Publié le 18 Décembre 2024

Extraits du Prologue au lecteur  par Miguel de Cervantès pour l'édition de ses "Entremeses" 1615.

      Cher lecteur, je te supplie de me pardonner au cas où tu trouverais que dans ce prologue je m'éloigne de ma modestie habituelle. Il y a quelques jours, lors d'une conversation entre amis, nous discutions de comédies et de questions relatives au théâtre avec tant de rigueur et de savoir, qu'à mon avis, on ne pouvait rien dire de plus ni de meilleur. Il était également question de qui, en Espagne, a été le premier à élever la comédie au plus haut, quand elle était encore dans les langes, pour la revêtir de grâce et de théâtralité. Comme j'étais le plus âgé de tous, je dis que je me souvenais avoir vu une représentation du grand Lope de Rueda (1510-1565), sage et brillant homme de théâtre.

Il est né à Séville et il était batteur d'or. C'était un admirable poète qui composait des pastorales que personne n'a jamais réussi à dépasser....

 

     A l'époque de cet espagnol célèbre , tout ce dont un directeur de troupe avait besoin tenait dans un sac et comprenait, plus ou moins, quatre pelisses blanches ornées de bandes de cuir doré, quatre barbes et perruques ainsi que quatre bâtons de berger. Les comédies ressemblaient alors aux églogues, elles se déroulaient entre deux ou trois bergers et bergères. On y ajoutait des intermèdes de voleurs, de bobos, de basques ou de noirs.  Lope imitait ces personnages avec une grâce et une perfection que personne ne peut imaginer. Dans ces temps-là, il n’existait ni machinerie, ni de combats entre maures et chrétien, à pied ou à cheval. Aucun personnage n'apparaissait ni ne disparaissait par la trappe de la scène. Cette dernière était composée de quatre bancs et de planches, de sorte qu'elle s'élevait à quatre pieds. Ni âme ni ange ne descendait du ciel. Le décor se réduisait à une couverture tendue sur un fil d'un bout à l'autre de la scène, elle la séparait de ce qu'on appelait le vestiaire où se tenaient les musiciens qui chantaient sans guitare quelque vieille romance.

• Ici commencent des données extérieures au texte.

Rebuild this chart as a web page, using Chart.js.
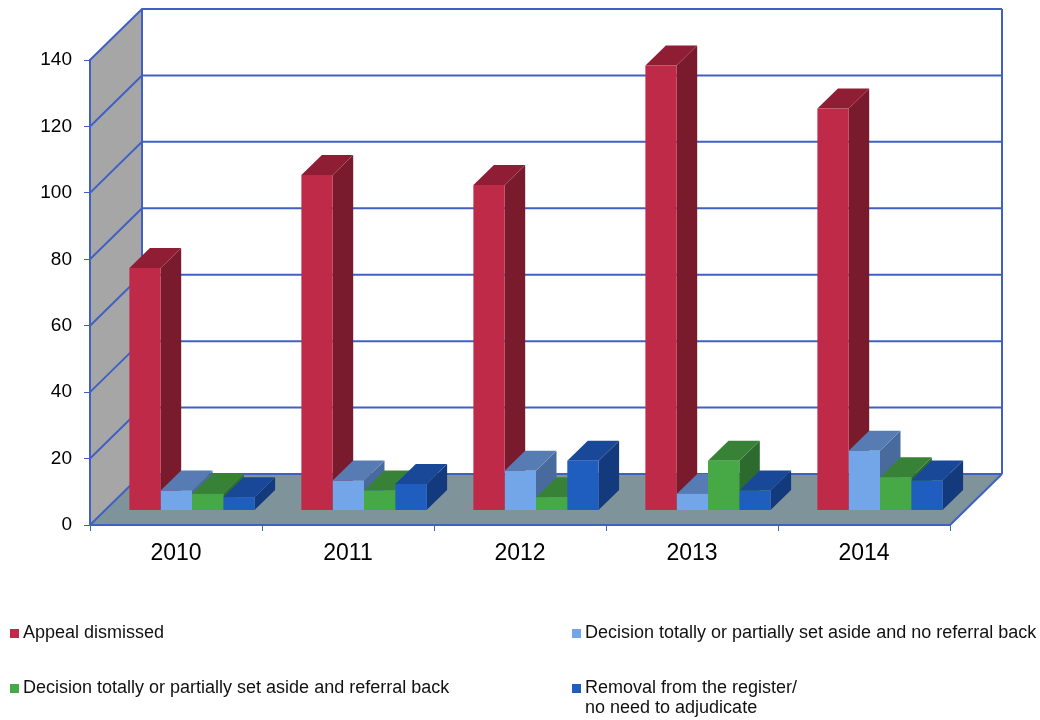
<!DOCTYPE html>
<html>
<head>
<meta charset="utf-8">
<script src="https://cdn.jsdelivr.net/npm/chart.js@4/dist/chart.umd.min.js"></script>
<style>
  html, body { margin: 0; padding: 0; background: #fff; }
  #wrap { position: relative; width: 1040px; height: 720px; font-family: 'Liberation Sans', Arial, sans-serif; }
  canvas { position: absolute; left: 0; top: 0; }
  .lg { position: absolute; font-size: 18px; line-height: 20px; color: #111; white-space: nowrap; }
  .lg .m { position: absolute; width: 9px; height: 9px; left: -13px; top: 7px; }
</style>
</head>
<body>
<div id="wrap">
  <canvas id="c" width="1040" height="720"></canvas>
  <div id="legend"></div>
</div>
<script>
// ---- data ----
const years = ['2010', '2011', '2012', '2013', '2014'];
const appealDismissed = [73, 101, 98, 134, 121];
const setAsideNoReferral = [6, 9, 12, 5, 18];
const setAsideReferral = [5, 6, 4, 15, 10];
const removalNoNeed = [4, 8, 15, 6, 9];
const seriesNames = [
  'Appeal dismissed',
  'Decision totally or partially set aside and no referral back',
  'Decision totally or partially set aside and referral back',
  'Removal from the register/\nno need to adjudicate'
];
const yTicks = [0, 20, 40, 60, 80, 100, 120, 140];

// ---- styles ----
const frontColors = ['#bf2a48', '#72a6e9', '#46a946', '#1f5ebf'];
const topColors   = ['#8f1d34', '#577cb4', '#378236', '#184897'];
const sideColors  = ['#7a1a2d', '#486a9c', '#2c6b2d', '#133a7c'];
const BLUE = '#4060c2';
const WALL_DX = 52, WALL_DY = 51;     // depth of the whole box
const PLANE_DX = 16, PLANE_DY = 14.5; // offset of the bar row
const BAR_DX = 20.5, BAR_DY = 20;     // depth of each bar

function poly(ctx, pts, color) {
  ctx.fillStyle = color;
  ctx.beginPath();
  pts.forEach((p, k) => k ? ctx.lineTo(p[0], p[1]) : ctx.moveTo(p[0], p[1]));
  ctx.closePath();
  ctx.fill();
}

const threeD = {
  id: 'threeD',
  beforeDatasetDraw(chart) {
    chart.ctx.save();
    chart.ctx.translate(PLANE_DX, -PLANE_DY);
  },
  afterDatasetDraw(chart) {
    chart.ctx.restore();
  },
  afterDatasetsDraw(chart) {
    const { ctx, chartArea: a, scales: { y } } = chart;
    const metas = chart.getSortedVisibleDatasetMetas();
    ctx.save();
    // everything below is painted BEHIND what is already on the canvas
    ctx.globalCompositeOperation = 'destination-over';
    // bar extrusions, front-most first
    ctx.save();
    ctx.translate(PLANE_DX, -PLANE_DY);
    for (let i = metas.length - 1; i >= 0; i--) {
      const di = metas[i].index;
      metas[i].data.forEach(el => {
        const l = el.x - el.width / 2, r = el.x + el.width / 2, t = el.y, b = el.base;
        poly(ctx, [[l, t], [l + BAR_DX, t - BAR_DY], [r + BAR_DX, t - BAR_DY], [r, t]], topColors[di]);
        poly(ctx, [[r, t], [r + BAR_DX, t - BAR_DY], [r + BAR_DX, b - BAR_DY], [r, b]], sideColors[di]);
      });
    }
    ctx.restore();
    // walls grid lines
    const y0 = y.getPixelForValue(0), yT = y.getPixelForValue(140);
    ctx.strokeStyle = BLUE; ctx.lineWidth = 2;
    ctx.beginPath();
    y.ticks.forEach(t => {
      const py = y.getPixelForValue(t.value);
      ctx.moveTo(a.left, py);
      ctx.lineTo(a.left + WALL_DX, py - WALL_DY);
      ctx.lineTo(a.right + WALL_DX, py - WALL_DY);
    });
    ctx.moveTo(a.left + WALL_DX, yT - WALL_DY); ctx.lineTo(a.left + WALL_DX, y0 - WALL_DY);
    ctx.moveTo(a.right + WALL_DX, yT - WALL_DY); ctx.lineTo(a.right + WALL_DX, y0 - WALL_DY);
    ctx.moveTo(a.right, y0); ctx.lineTo(a.right + WALL_DX, y0 - WALL_DY);
    ctx.stroke();
    // floor and left wall
    poly(ctx, [[a.left, y0], [a.right, y0], [a.right + WALL_DX, y0 - WALL_DY], [a.left + WALL_DX, y0 - WALL_DY]], '#7f939b');
    poly(ctx, [[a.left, yT], [a.left + WALL_DX, yT - WALL_DY], [a.left + WALL_DX, y0 - WALL_DY], [a.left, y0]], '#a6a6a6');
    ctx.restore();
  }
};

const seriesValues = [appealDismissed, setAsideNoReferral, setAsideReferral, removalNoNeed];

new Chart(document.getElementById('c'), {
  type: 'bar',
  data: {
    labels: years,
    datasets: seriesValues.map((vals, i) => ({
      label: seriesNames[i],
      data: vals,
      backgroundColor: frontColors[i],
      borderWidth: 0,
      clip: false,
      categoryPercentage: 0.728,
      barPercentage: 1.0
    }))
  },
  options: {
    responsive: false,
    animation: false,
    layout: { padding: { left: 0, top: 60, right: 90, bottom: 0 } },
    plugins: { legend: { display: false }, tooltip: { enabled: false } },
    scales: {
      x: {
        grid: { display: true, drawOnChartArea: false, drawTicks: true, tickLength: 6, color: BLUE, lineWidth: 1, offset: true },
        border: { display: true, color: BLUE, width: 2 },
        ticks: { color: '#000', font: { family: 'Liberation Sans', size: 23 }, padding: 9, maxRotation: 0 },
        afterFit(s) { s.height = 195; }
      },
      y: {
        min: 0, max: 140,
        afterBuildTicks(s) { s.ticks = yTicks.map(v => ({ value: v })); },
        grid: { display: true, drawOnChartArea: false, drawTicks: true, tickLength: 6, color: BLUE, lineWidth: 1 },
        border: { display: true, color: BLUE, width: 2 },
        ticks: { color: '#000', font: { family: 'Liberation Sans', size: 19 }, padding: 12 },
        afterFit(s) { s.width = 90; }
      }
    }
  },
  plugins: [threeD]
});

// ---- legend (HTML text) ----
const legendPos = [[23, 622], [585, 622], [23, 677], [585, 677]];
const lg = document.getElementById('legend');
seriesNames.forEach((name, i) => {
  const d = document.createElement('div');
  d.className = 'lg';
  d.style.left = legendPos[i][0] + 'px';
  d.style.top = legendPos[i][1] + 'px';
  const m = document.createElement('span');
  m.className = 'm';
  m.style.background = frontColors[i];
  d.appendChild(m);
  name.split('\n').forEach((line, k) => {
    if (k) d.appendChild(document.createElement('br'));
    d.appendChild(document.createTextNode(line));
  });
  lg.appendChild(d);
});
</script>
</body>
</html>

Un auteur appelé Navarro rendu célèbre par son jeu dans le rôle d'un voleur couard introduisit des décors et remplaça l'humble sac où l'on gardait les costumes par des coffres et des malles. Les musiciens s'installèrent à vue du public. Il supprima les barbes postiches pour que les comédiens puissent jouer à visage découvert sauf pour les rôles de vieux ou de personnages qui devaient changer d'apparence. Il inventa des machineries, les nuages, les trônes, les éclairs, duels et batailles, sans s'élever au niveau auquel est arrivé le théâtre d'aujourd'hui, notamment quand on représenta mes pièces dans les théâtres de Madrid. Je fus le premier à représenter les imaginations et les pensées qui se cachent au fond de l'âme, présentant au théâtre des personnages allégoriques qui furent accueillis chaleureusement et par les applaudissements unanimes du public...

Puis arriva le grand Lope de Vega (1562-1635) qui établit son règne sur le théâtre et imposa ses règles à tous les comédiens. Il remplit le monde de comédies heureuses et bien raisonnables et en telle quantité qu'il a écrit plus de dix milles pages. Toutes, et c'est le meilleur qu'on puisse dire, ont été représentées. Aux auteurs qui doutent de la quantité et de l'excellence de ses œuvres, il faut dire que, tous ensemble, ils n'atteignent pas la moitié de ce qu'il a produit...

Il y a quelques années je revins à mes anciennes occupations et je composai quelques comédies. Mais je ne trouvai pas d'entrepreneur de théâtre pour les mettre en scène. Finalement, je les rangeai dans un coffre et les condamnai à un silence perpétuel. Là-dessus, un libraire me dit être disposé à me les acheter bien qu'un directeur de troupe ait dit qu'on pouvait attendre beaucoup de ma prose mais rien de mes vers. Je jetai un œil à mes comédies et à mes entremeses, et estimai qu'ils n'étaient pas si mauvaises ou mauvais pour ne pas mériter de pénétrer dans les ténèbres mentales de ce directeur plutôt que de rejoindre les lumières d'autres moins scrupuleux et peut-être plus compétents. Finalement, en ayant assez d'attendre, je vendis le tout au libraire.....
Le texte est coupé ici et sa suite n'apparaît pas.